ROWS:
»»
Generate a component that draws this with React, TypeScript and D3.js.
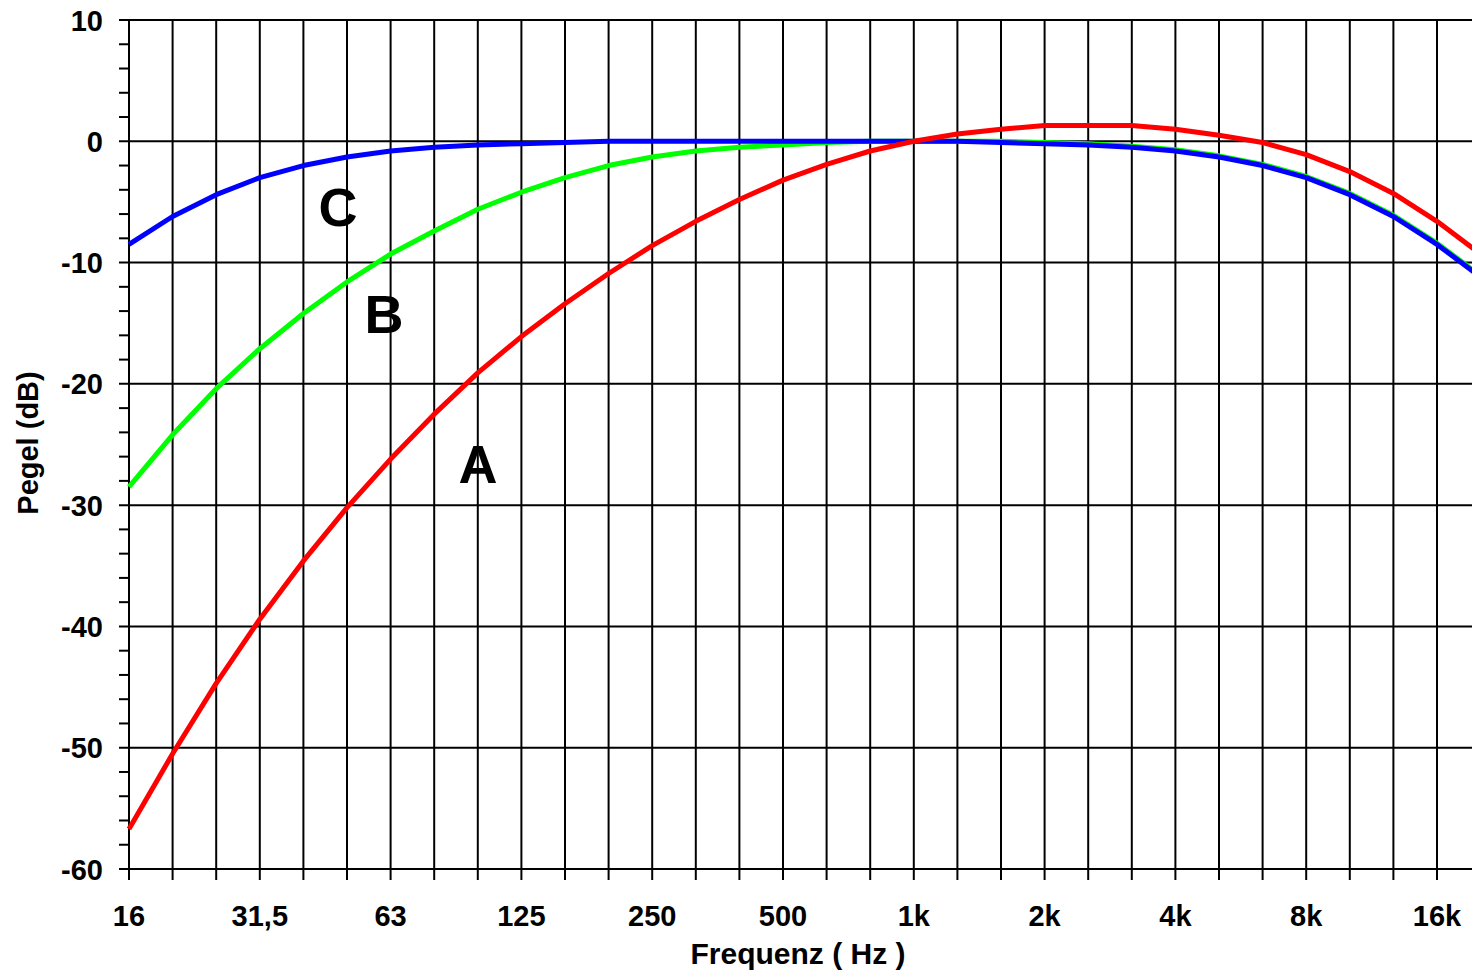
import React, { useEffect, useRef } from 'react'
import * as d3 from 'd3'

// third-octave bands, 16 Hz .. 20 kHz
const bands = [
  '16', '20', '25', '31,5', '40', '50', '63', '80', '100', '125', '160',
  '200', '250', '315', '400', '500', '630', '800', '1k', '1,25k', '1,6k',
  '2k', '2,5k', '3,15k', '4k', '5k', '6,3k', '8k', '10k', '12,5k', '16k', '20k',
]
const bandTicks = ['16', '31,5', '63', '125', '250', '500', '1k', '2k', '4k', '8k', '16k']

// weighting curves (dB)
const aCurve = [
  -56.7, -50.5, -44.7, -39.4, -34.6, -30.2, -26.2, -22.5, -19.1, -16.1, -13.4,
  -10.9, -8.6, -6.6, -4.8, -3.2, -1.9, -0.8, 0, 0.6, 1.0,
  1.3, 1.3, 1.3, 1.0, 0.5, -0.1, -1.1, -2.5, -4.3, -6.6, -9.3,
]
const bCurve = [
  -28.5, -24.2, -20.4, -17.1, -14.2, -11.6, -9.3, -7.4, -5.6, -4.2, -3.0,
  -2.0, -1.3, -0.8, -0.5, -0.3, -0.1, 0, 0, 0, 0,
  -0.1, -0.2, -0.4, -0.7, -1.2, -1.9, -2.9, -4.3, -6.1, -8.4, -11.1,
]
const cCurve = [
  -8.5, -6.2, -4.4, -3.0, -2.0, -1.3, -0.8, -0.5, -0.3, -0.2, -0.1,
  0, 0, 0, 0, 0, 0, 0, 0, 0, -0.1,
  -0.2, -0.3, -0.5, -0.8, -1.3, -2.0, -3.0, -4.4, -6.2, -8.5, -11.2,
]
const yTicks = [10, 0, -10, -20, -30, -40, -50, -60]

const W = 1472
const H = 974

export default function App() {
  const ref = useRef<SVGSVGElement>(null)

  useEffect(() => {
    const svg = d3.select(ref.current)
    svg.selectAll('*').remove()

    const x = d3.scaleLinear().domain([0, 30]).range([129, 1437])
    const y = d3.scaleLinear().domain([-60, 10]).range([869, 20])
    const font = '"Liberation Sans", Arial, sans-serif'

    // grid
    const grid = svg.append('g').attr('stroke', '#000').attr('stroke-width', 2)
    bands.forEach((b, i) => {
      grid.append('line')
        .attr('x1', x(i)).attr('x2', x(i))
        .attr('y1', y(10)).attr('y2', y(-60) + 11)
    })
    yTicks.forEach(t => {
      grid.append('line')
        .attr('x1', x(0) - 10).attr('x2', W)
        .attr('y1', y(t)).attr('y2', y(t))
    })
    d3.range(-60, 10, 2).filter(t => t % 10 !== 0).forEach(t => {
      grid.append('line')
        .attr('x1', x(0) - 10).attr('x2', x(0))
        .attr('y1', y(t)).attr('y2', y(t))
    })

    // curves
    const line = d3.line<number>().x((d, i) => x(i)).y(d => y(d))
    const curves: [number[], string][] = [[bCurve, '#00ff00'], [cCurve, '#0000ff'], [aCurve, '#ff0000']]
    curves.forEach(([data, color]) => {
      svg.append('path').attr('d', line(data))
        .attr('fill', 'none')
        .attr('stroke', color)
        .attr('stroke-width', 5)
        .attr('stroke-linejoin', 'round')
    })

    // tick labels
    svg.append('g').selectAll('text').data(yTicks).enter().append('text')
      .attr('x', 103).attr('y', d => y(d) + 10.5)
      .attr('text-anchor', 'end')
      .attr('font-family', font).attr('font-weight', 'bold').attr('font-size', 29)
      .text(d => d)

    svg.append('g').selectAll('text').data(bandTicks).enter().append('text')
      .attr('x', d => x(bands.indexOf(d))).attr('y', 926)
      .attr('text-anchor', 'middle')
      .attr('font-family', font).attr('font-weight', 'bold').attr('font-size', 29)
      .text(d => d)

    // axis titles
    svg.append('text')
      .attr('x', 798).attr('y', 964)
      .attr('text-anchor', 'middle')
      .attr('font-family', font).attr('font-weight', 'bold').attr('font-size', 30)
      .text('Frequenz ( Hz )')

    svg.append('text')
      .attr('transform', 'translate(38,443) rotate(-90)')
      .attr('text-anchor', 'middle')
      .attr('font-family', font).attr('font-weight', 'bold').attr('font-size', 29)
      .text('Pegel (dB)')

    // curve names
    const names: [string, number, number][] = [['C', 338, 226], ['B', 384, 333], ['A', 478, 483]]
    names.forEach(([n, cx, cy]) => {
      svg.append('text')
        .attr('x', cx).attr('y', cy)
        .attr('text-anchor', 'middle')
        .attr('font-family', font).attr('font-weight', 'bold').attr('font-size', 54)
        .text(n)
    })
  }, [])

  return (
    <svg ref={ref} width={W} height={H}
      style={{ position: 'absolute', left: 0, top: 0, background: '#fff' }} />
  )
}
««
»»
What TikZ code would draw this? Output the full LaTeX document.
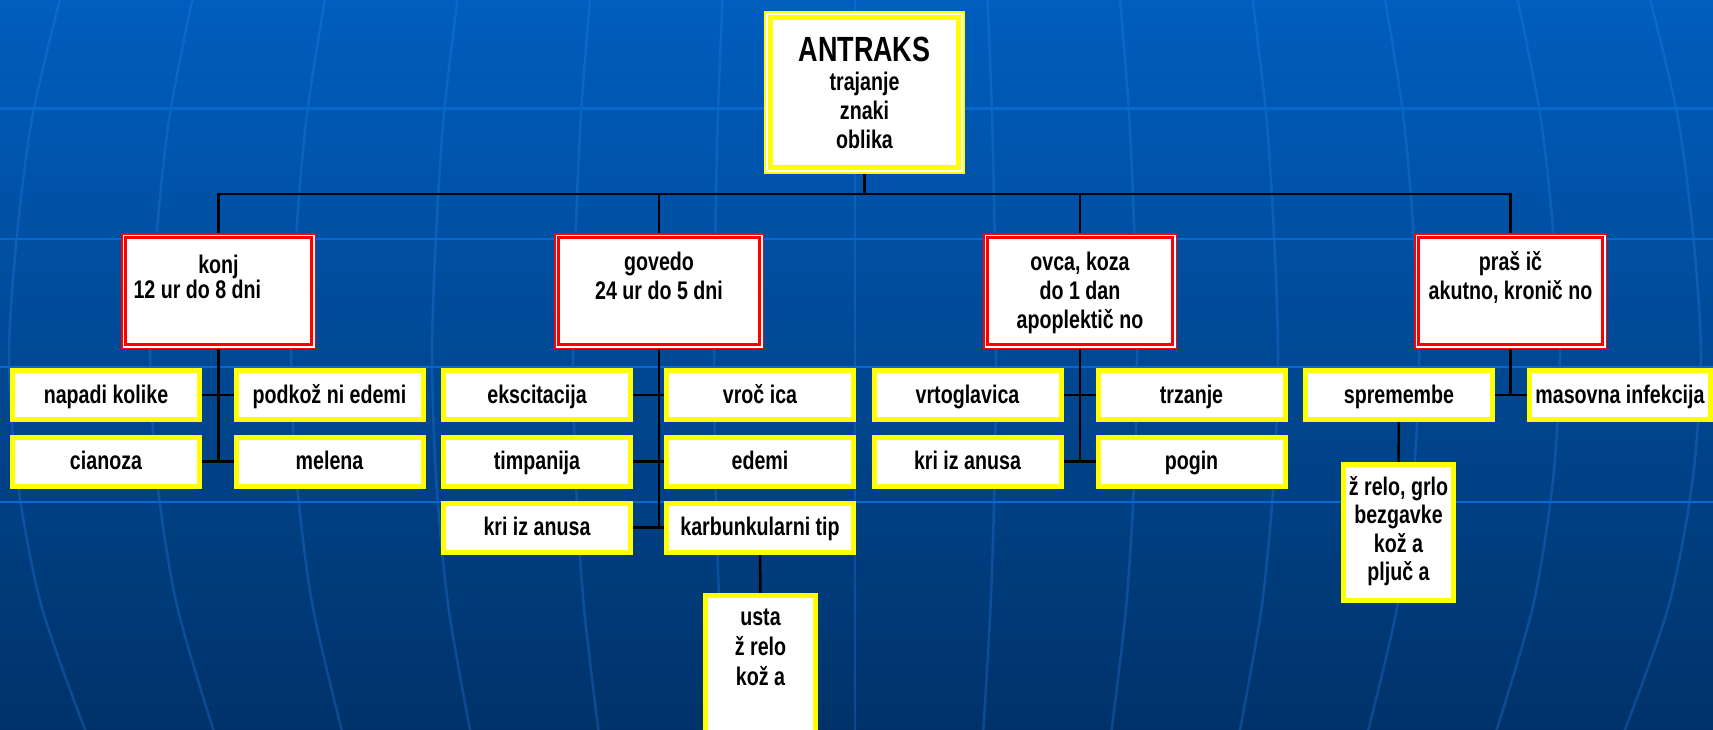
««
»»
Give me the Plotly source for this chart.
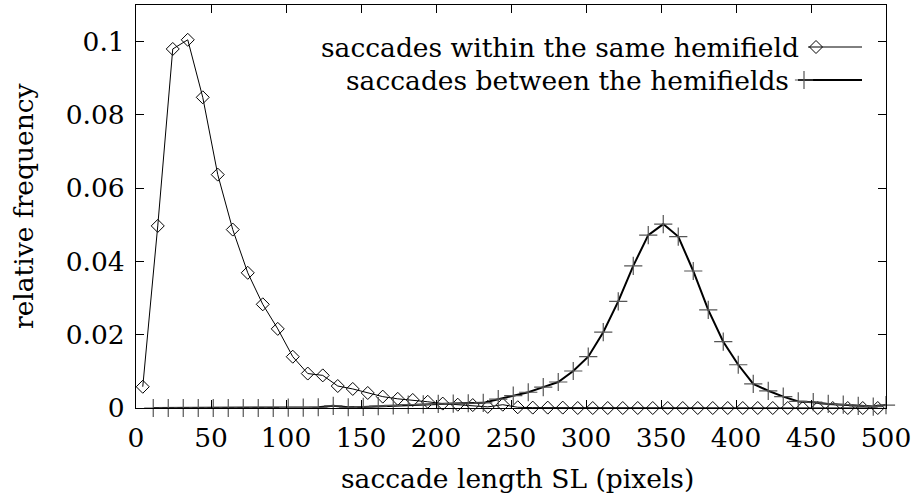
««
WORK TO DO: Search the data for the word "this" and copy each line where it appears.

TASK ANSWER:
Generate a component that draws this with React, TypeScript and D3.js.
What TikZ code would draw this? Output the full LaTeX document.
Give me the Plotly source for this chart.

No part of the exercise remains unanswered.